Biography
Let me tell you a little bit about myself. I grew up in the suburbs of Chicago, the son of Chinese immigrants. I started at Yale studying biochemistry, but one course during my sophomore year—on modern Chinese history—changed my life and I became a history major. Three summers working as a camp counselor planted the idea of a career in teaching. I then went to the University of Michigan for graduate school and earned my Ph.D. in 1991. I spent two summers during grad school working as a ranger at Klondike Gold Rush National Historical Park (Skagway, Alaska) and Shenandoah National Park (in Virginia). Those experiences profoundly shaped the way I teach.

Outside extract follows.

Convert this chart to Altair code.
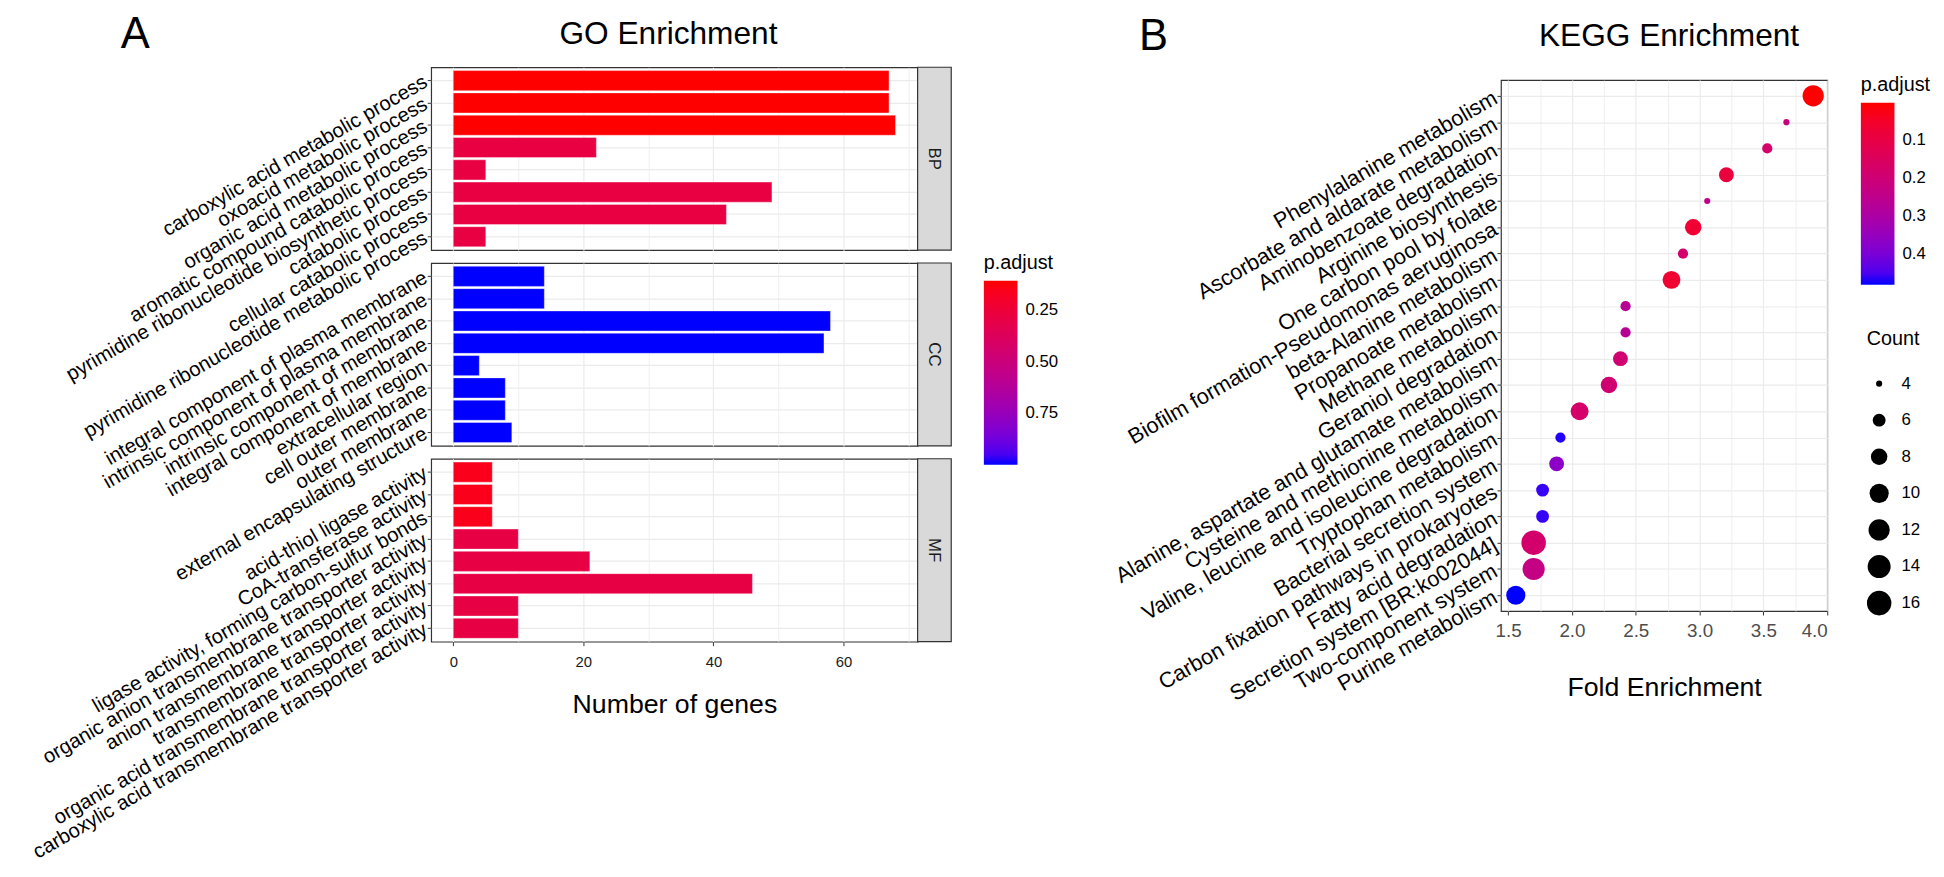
import altair as alt
import pandas as pd

FONT = "Liberation Sans"

# ---------------- GO data ----------------
bp_terms = [
    "carboxylic acid metabolic process",
    "oxoacid metabolic process",
    "organic acid metabolic process",
    "aromatic compound catabolic process",
    "pyrimidine ribonucleotide biosynthetic process",
    "catabolic process",
    "cellular catabolic process",
    "pyrimidine ribonucleotide metabolic process",
]
bp_counts = [67, 67, 68, 22, 5, 49, 42, 5]
bp_padj = [0.106, 0.106, 0.106, 0.285, 0.285, 0.285, 0.285, 0.285]

cc_terms = [
    "integral component of plasma membrane",
    "intrinsic component of plasma membrane",
    "intrinsic component of membrane",
    "integral component of membrane",
    "extracellular region",
    "cell outer membrane",
    "outer membrane",
    "external encapsulating structure",
]
cc_counts = [14, 14, 58, 57, 4, 8, 8, 9]
cc_padj = [1.0, 1.0, 1.0, 1.0, 1.0, 1.0, 1.0, 1.0]

mf_terms = [
    "acid-thiol ligase activity",
    "CoA-transferase activity",
    "ligase activity, forming carbon-sulfur bonds",
    "organic anion transmembrane transporter activity",
    "anion transmembrane transporter activity",
    "transmembrane transporter activity",
    "organic acid transmembrane transporter activity",
    "carboxylic acid transmembrane transporter activity",
]
mf_counts = [6, 6, 6, 10, 21, 46, 10, 10]
mf_padj = [0.15, 0.15, 0.15, 0.29, 0.29, 0.29, 0.29, 0.29]

go_ticks = [0, 20, 40, 60]
go_minor = [10, 30, 50, 70]
go_legend_values = [0.25, 0.50, 0.75]

# ---------------- KEGG data ----------------
kegg_terms = [
    "Phenylalanine metabolism",
    "Ascorbate and aldarate metabolism",
    "Aminobenzoate degradation",
    "Arginine biosynthesis",
    "One carbon pool by folate",
    "Biofilm formation-Pseudomonas aeruginosa",
    "beta-Alanine metabolism",
    "Propanoate metabolism",
    "Methane metabolism",
    "Geraniol degradation",
    "Alanine, aspartate and glutamate metabolism",
    "Cysteine and methionine metabolism",
    "Valine, leucine and isoleucine degradation",
    "Tryptophan metabolism",
    "Bacterial secretion system",
    "Carbon fixation pathways in prokaryotes",
    "Fatty acid degradation",
    "Secretion system [BR:ko02044]",
    "Two-component system",
    "Purine metabolism",
]
kegg_fold = [3.89, 3.68, 3.53, 3.21, 3.06, 2.95, 2.87, 2.78, 2.42, 2.42,
             2.38, 2.29, 2.06, 1.91, 1.88, 1.77, 1.77, 1.70, 1.70, 1.56]
kegg_counts = [12, 4, 5, 7, 4, 8, 5, 9, 5, 5, 7, 8, 9, 5, 7, 6, 6, 16, 13, 10]
kegg_padj = [0.001, 0.217, 0.175, 0.087, 0.24, 0.065, 0.18, 0.063, 0.265, 0.265,
             0.19, 0.19, 0.175, 0.475, 0.37, 0.466, 0.466, 0.18, 0.23, 0.481]

kegg_ticks = [1.5, 2.0, 2.5, 3.0, 3.5, 4.0]
kegg_minor = [1.75, 2.25, 2.75, 3.25, 3.75]
kegg_legend_values = [0.1, 0.2, 0.3, 0.4]
count_legend_values = [4, 6, 8, 10, 12, 14, 16]

# ---------------- layout constants ----------------
PW, PH = 492, 185
STRIP = 34
KW, KH = 330, 537
GRID = "#EBEBEB"
BORDER = "#333333"

all_go_p = bp_padj + cc_padj + mf_padj
# reversed domain so the colourbar shows the smallest p.adjust (red) on top
go_cscale = alt.Scale(domain=[max(all_go_p), min(all_go_p)], range=["#0000FF", "#FF0000"],
                      interpolate="lab", nice=False, zero=False)
go_xscale = alt.Scale(domain=[-3.4, 71.4], nice=False, zero=False)


def y_axis():
    return alt.Axis(title=None, labelAngle=330, labelAlign="right", labelBaseline="middle",
                    labelFontSize=20.5, labelColor="black", labelLimit=2000, labelPadding=2,
                    tickSize=4, tickColor=BORDER, tickWidth=1, grid=True, gridColor=GRID,
                    gridWidth=1.2, domain=False, tickBand="center", labelOverlap=False)


def go_panel(name, terms, counts, padj, bottom, title=None):
    df = pd.DataFrame({"Description": terms, "Count": counts, "padj": padj})
    yenc = alt.Y("Description:N", sort=terms,
                 scale=alt.Scale(paddingInner=0.1, paddingOuter=0.15), axis=y_axis())
    if bottom:
        xaxis = alt.Axis(values=go_ticks, title="Number of genes", titleFontSize=27,
                         titlePadding=23, labelFontSize=15, labelColor="#1A1A1A",
                         tickSize=4, tickColor=BORDER, labelPadding=9, domain=False,
                         grid=True, gridColor=GRID, gridWidth=1.2)
    else:
        xaxis = alt.Axis(values=go_ticks, labels=False, ticks=False, domain=False,
                         title=None, grid=True, gridColor=GRID, gridWidth=1.2)
    bars = alt.Chart(df).mark_bar(stroke="white", strokeWidth=0.6, strokeOpacity=0.6).encode(
        x=alt.X("Count:Q", scale=go_xscale, axis=xaxis),
        y=yenc,
        color=alt.Color("padj:Q", scale=go_cscale,
                        legend=alt.Legend(title="p.adjust", orient="none", legendX=559, legendY=188,
                                          gradientLength=186, gradientThickness=34,
                                          values=go_legend_values, format=".2f",
                                          labelFontSize=17, titleFontSize=20, titlePadding=8,
                                          labelOffset=8, direction="vertical",
                                          labelOverlap=False)),
    )
    minor = alt.Chart(df).mark_point(opacity=0).encode(
        x=alt.X("Count:Q", scale=go_xscale,
                axis=alt.Axis(values=go_minor, orient="top", labels=False, ticks=False,
                              domain=False, title=None, grid=True, gridColor=GRID, gridWidth=0.8)),
        y=yenc,
    )
    sdf = pd.DataFrame({"ont": [name]})
    strip = alt.Chart(sdf).mark_rect(fill="#D9D9D9", stroke=BORDER, strokeWidth=1.2).encode(
        x=alt.value(PW), x2=alt.value(PW + STRIP), y=alt.value(0), y2=alt.value(PH))
    stext = alt.Chart(sdf).mark_text(angle=90, fontSize=17, color="#1A1A1A", font=FONT).encode(
        text="ont:N", x=alt.value(PW + STRIP / 2), y=alt.value(PH / 2))
    kw = {}
    if title is not None:
        kw["title"] = title
    return alt.layer(minor, bars, strip, stext, **kw).resolve_axis(x="independent").properties(
        width=PW, height=PH)


go_title = alt.TitleParams("GO Enrichment", fontSize=32, anchor="middle", frame="group",
                           dx=-6, offset=15.5, font=FONT, fontWeight="normal", color="black")
bp = go_panel("BP", bp_terms, bp_counts, bp_padj, False, go_title)
cc = go_panel("CC", cc_terms, cc_counts, cc_padj, False)
mf = go_panel("MF", mf_terms, mf_counts, mf_padj, True)

go = alt.vconcat(bp, cc, mf, spacing=13, bounds="flush",
                 title=alt.TitleParams("A", fontSize=44, anchor="start", frame="group",
                                       dx=-314, dy=43.5, font=FONT, fontWeight="normal",
                                       color="black"))

# ---------------- KEGG chart ----------------
kdf = pd.DataFrame({"Description": kegg_terms, "FoldEnrichment": kegg_fold,
                    "Count": kegg_counts, "padj": kegg_padj})
kx = alt.Scale(domain=[1.444, 4.0], nice=False, zero=False)
ky = alt.Y("Description:N", sort=kegg_terms, scale=alt.Scale(padding=0.6),
           axis=alt.Axis(title=None, labelAngle=330, labelAlign="right", labelBaseline="middle",
                         labelFontSize=22, labelColor="black", labelLimit=2000, labelPadding=2,
                         tickSize=4, tickColor=BORDER, grid=True, gridColor=GRID, gridWidth=1.2,
                         domain=False, labelOverlap=False))

points = alt.Chart(kdf).mark_circle(opacity=1).encode(
    x=alt.X("FoldEnrichment:Q", scale=kx,
            axis=alt.Axis(values=kegg_ticks, format=".1f", title="Fold Enrichment",
                          titleFontSize=27, titlePadding=34, labelFontSize=19,
                          labelColor="#4D4D4D", tickSize=4, tickColor=BORDER, labelPadding=7,
                          domain=False, grid=True, gridColor=GRID, gridWidth=1.2)),
    y=ky,
    size=alt.Size("Count:Q",
                  scale=alt.Scale(type="sqrt", domain=[4, 16], range=[38.5, 616], zero=False),
                  legend=alt.Legend(title="Count", orient="none", legendX=370, legendY=265,
                                    values=count_legend_values, symbolFillColor="black",
                                    symbolStrokeWidth=0, symbolType="circle", symbolOpacity=1,
                                    labelFontSize=17, titleFontSize=20, rowPadding=9,
                                    clipHeight=28, titlePadding=21, labelOffset=10)),
    color=alt.Color("padj:Q",
                    scale=alt.Scale(domain=[max(kegg_padj), min(kegg_padj)],
                                    range=["#0000FF", "#FF0000"], interpolate="lab",
                                    nice=False, zero=False),
                    legend=alt.Legend(title="p.adjust", orient="none", legendX=364, legendY=8,
                                      gradientLength=184, gradientThickness=34,
                                      values=kegg_legend_values, format=".1f",
                                      labelFontSize=17, titleFontSize=20, titlePadding=8,
                                      labelOffset=8, direction="vertical", labelOverlap=False)),
)
kminor = alt.Chart(kdf).mark_point(opacity=0).encode(
    x=alt.X("FoldEnrichment:Q", scale=kx,
            axis=alt.Axis(values=kegg_minor, orient="top", labels=False, ticks=False,
                          domain=False, title=None, grid=True, gridColor=GRID, gridWidth=0.8)),
    y=ky,
)
kegg = alt.layer(kminor, points,
                 title=alt.TitleParams("KEGG Enrichment", fontSize=32, anchor="middle",
                                       frame="group", dx=5, offset=27, font=FONT,
                                       fontWeight="normal", color="black")
                 ).resolve_axis(x="independent").properties(width=KW, height=KH)

spacer = alt.Chart(pd.DataFrame({"s": [0]})).mark_point(opacity=0).encode(
    x=alt.value(0), y=alt.value(0)).properties(
    width=KW, height=1, view=alt.ViewBackground(stroke="transparent"))

kegg_wrap = alt.vconcat(spacer, kegg, spacing=12, bounds="flush",
                        title=alt.TitleParams("B", fontSize=44, anchor="start", frame="group",
                                              dx=-366, dy=43, font=FONT, fontWeight="normal",
                                              color="black"))

chart = alt.hconcat(go, kegg_wrap, spacing=PW + 590, bounds="flush").resolve_scale(
    color="independent", size="independent").resolve_legend(
    color="independent", size="independent").properties(
    padding={"left": 20, "top": 0, "right": 5, "bottom": 0}
).configure(font=FONT).configure_axis(
    labelFont=FONT, titleFont=FONT, titleFontWeight="normal", titleColor="black"
).configure_legend(
    labelFont=FONT, titleFont=FONT, titleFontWeight="normal", titleColor="black",
    labelColor="black"
).configure_title(font=FONT, fontWeight="normal", color="black").configure_view(
    stroke=BORDER, strokeWidth=1.2
)

chart.save("out.html", embed_options={"renderer": "svg", "actions": False})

I have been at Juniata since 1991 and have taught a variety of courses: broad surveys of U.S. history as well as more-specialized courses on the American Revolution, environmental history, early North America, and terrorism. I also enjoy teaching with colleagues in other departments; they have included the choir director (on music in the Civil Rights Movement) and a biologist (on comics in American culture). Furthermore, I enjoy teaching First Year Composition, in part because I get to work with students I don’t usually see in my other courses.
My early research and writing examined stereotypes of Appalachian Mountain people. More recently, I have focused on the environmental history of the American Revolution. I’m writing a book tentatively titled The Military Metabolism of the American Revolution. Armed forces needed energy—food, fuel, work animals, food for those animals, and so on—to operate, and all of that energy came from the environment. How did those armed forces get that energy and use it? The answers to that question help us understand the course of the War of Independence, the lives of soldiers and civilians, and the role the natural world played at that time and during the centuries that followed.
When I have some spare time, I like to run on local trails, read all sorts of books, root for the Chicago Bears and Cubs, pull out a favorite movie (like Raiders of the Lost Ark), devour my wife Rachel’s amazing desserts (lemon pound cake!), and keep up with my awesome kids, Benjamin and Rebecca.
Selected publications:
- Editor, A Mountaineer in Motion: The Memoir of Dr. Abraham Jobe, 1817-1906 (University of Tennessee Press, 2009).
- Two Worlds in the Tennessee Mountains: Exploring the Origins of Appalachian Stereotypes (University Press of Kentucky, 1997).
- “Mast Trees, the British Navy, and the American Revolution,” in Commonwealth Forestry & Environmental History: Empire, Forests and Colonial Environments in Africa, the Caribbean, South Asia and New Zealand (Delhi, India: Primus Books, 2020), 69-79.
- “Environmental History and the War of Independence: Saltpeter and the Continental Army’s Shortage of Gunpowder,” in The American Revolution Reborn (Philadelphia: University of Pennsylvania Press, 2016), 205-230.
- “The Rich Diversity of the Edge,” Common-Place, 14:3 (Spring 2014).
- “Food, Fuel, and the New England Environment in the War for Independence, 1775-1776,” New England Quarterly, 80:4 (December 2007), 614-654.
Selected Honors and Awards
- Theodore C. Blegen Award, Forest History Society, for the best article in forest and conservation history during 2007.
- Beachley Award for Distinguished Teaching, Juniata College, 2007.
- Pennsylvania Professor of the Year, Carnegie Foundation for the Advancement of Teaching and the Council for Advancement and Support of Education, 2000.
- Appalachian Studies Award for Best Original Manuscript, Appalachian Studies Association and The University Press of Kentucky, 1996.
- Junior Faculty Award for Excellence in Teaching, Juniata College, 1995.